Like men we'll face the murderous, cowardly pack,
Pressed to the wall, dying, but fighting back!"
The content of "If We Must Die" is revolutionary--a quality evident in much of McKay's writing. As the poem suggests, McKay believed it to be a poet's duty to politically inform and agitate the minds of the people. During his lifetime, he often spoke out against and wrote about the institutionalized racism of governments in some of the world's most powerful countries. America and England were two of his more popular targets. He traveled from Jamaica visiting numerous places such as America, Great Britain, and the Soviet Union. During his travels, he could not help but observe and study the oppression of different peoples and attempt his best to advocate political change.
His political ideas were exemplified early in his literary career by the presence of dialect and island culture in his poetry. They also appeared in his fiction in which he often captured the working class black who struggled to make it in his allotted life. His novels include "Home to Harlem" (1929), "Banjo" (1929), and "Banana Bottom" (1933). In 1937, McCay published his autobiography, "A Long Way from Home". It was the culmination of his life as a political activist, novelist, essayist and poet. McKay died a few years later at the age of 58.(Schoener, 1969)
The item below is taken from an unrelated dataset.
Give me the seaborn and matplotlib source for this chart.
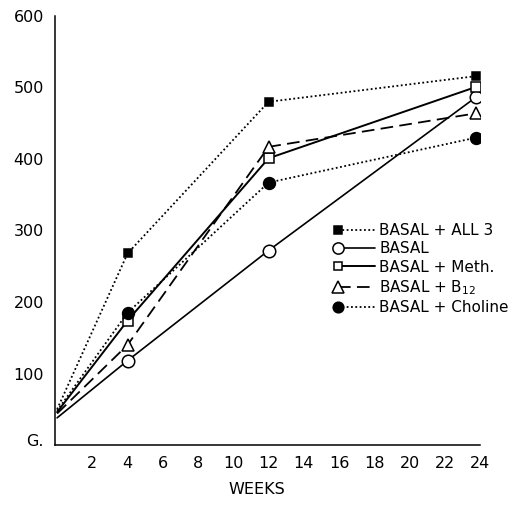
import matplotlib
matplotlib.use("Agg")
import matplotlib.pyplot as plt
import matplotlib.transforms as mtransforms
import seaborn as sns
from matplotlib.legend_handler import HandlerLine2D
from matplotlib.lines import Line2D

# ---- data ----
weeks = [0, 4, 12, 23.8]
all3 = [50, 268, 480, 516]
basal = [38, 118, 272, 487]
meth = [46, 174, 401, 501]
b12 = [44, 140, 417, 464]
choline = [48, 185, 367, 430]

labels = ["BASAL + ALL 3", "BASAL", "BASAL + Meth.",
          "BASAL + B$_{\\mathregular{12}}$", "BASAL + Choline"]
x_ticks = [2, 4, 6, 8, 10, 12, 14, 16, 18, 20, 22, 24]
y_ticks = [0, 100, 200, 300, 400, 500, 600]
y_ticklabels = ["G.", "100", "200", "300", "400", "500", "600"]

sns.set_theme(style="white")
plt.rcParams["font.family"] = ["DejaVu Sans"]
plt.rcParams["mathtext.fontset"] = "dejavusans"
plt.rcParams["text.color"] = "black"
plt.rcParams["axes.labelcolor"] = "black"

fig = plt.figure(figsize=(5.14, 5.11), dpi=100)
ax = fig.add_axes([55 / 514, 1 - 445 / 511, (480 - 55) / 514, (445 - 16) / 511])

dot = (0, (1.0, 1.4))
styles = [
    dict(ls=dot, marker="s", ms=6, mfc="black", lw=1.3),
    dict(ls="-", marker="o", ms=9, mfc="white", lw=1.2),
    dict(ls="-", marker="s", ms=7, mfc="white", lw=1.4),
    dict(ls=(0, (7, 3.5)), marker="^", ms=9, mfc="white", lw=1.3),
    dict(ls=dot, marker="o", ms=8.5, mfc="black", lw=1.3),
]
series = [all3, basal, meth, b12, choline]
order = [1, 2, 3, 4, 0]  # draw order (back to front)
handles = [None] * 5
for i in order:
    st = styles[i]
    sns.lineplot(x=weeks, y=series[i], ax=ax, color="black",
                 linestyle=st["ls"], linewidth=st["lw"], marker=st["marker"],
                 markersize=st["ms"], markerfacecolor=st["mfc"],
                 markeredgecolor="black", markeredgewidth=1.1,
                 markevery=[1, 2, 3], zorder=3 + i, label=labels[i],
                 legend=False)
    handles[i] = ax.lines[-1]


class LeftMarker(HandlerLine2D):
    def create_artists(self, legend, orig_handle, xdescent, ydescent,
                       width, height, fontsize, trans):
        arts = super().create_artists(legend, orig_handle, xdescent, ydescent,
                                      width, height, fontsize, trans)
        for a in arts:
            if isinstance(a, Line2D):
                a.set_markevery([0])
        return arts


ax.set_xlim(-0.12, 24)
ax.set_ylim(0, 600)
ax.set_xticks(x_ticks)
ax.set_xticklabels([str(t) for t in x_ticks])
ax.set_yticks(y_ticks)
ax.set_yticklabels(y_ticklabels)
ax.tick_params(axis="both", direction="in", colors="black", labelsize=11.5,
               width=1.1)
ax.tick_params(axis="y", length=7, pad=8)
ax.tick_params(axis="x", length=6.5, pad=8)
# nudge the "G." label slightly upward, as in the reference
g_lab = ax.get_yticklabels()[0]
g_lab.set_transform(g_lab.get_transform() +
                    mtransforms.ScaledTranslation(0, 5 / 100, fig.dpi_scale_trans))
for s in ["top", "right"]:
    ax.spines[s].set_visible(False)
for s in ["left", "bottom"]:
    ax.spines[s].set_color("black")
    ax.spines[s].set_linewidth(1.1)

fig.text(257 / 514, 1 - 490 / 511, "WEEKS", ha="center", va="center",
         fontsize=11.5, color="black")

leg = fig.legend(handles, labels, loc="upper left",
                 bbox_to_anchor=(338 / 514, 1 - 223 / 511),
                 bbox_transform=fig.transFigure, frameon=False,
                 fontsize=11, handlelength=2.4, handletextpad=0.3,
                 labelspacing=0.22, borderpad=0, borderaxespad=0,
                 labelcolor="black",
                 handler_map={Line2D: LeftMarker(numpoints=1)})
for h in leg.legend_handles:
    h.set_markersize(h.get_markersize() * 0.9)

fig.savefig("out.png", dpi=100)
To his credit, he influenced several other Harlem Renaissance artists, such as Langston Hughes, and he is considered one of the main stimulators of the Negritude Movement . The Negritude Movement was another literary movement whose proponents tried to classify a black-based/African-based aesthetic founded on what the writers and poets of the Harlem Renaissance created. McKay's poetry was published in several volumes. Some are "Songs of Jamaica" (1912), "Constab Ballads" (1912), "Spring in New Hampshire" (1920) and "Harlem Shadows" (1922).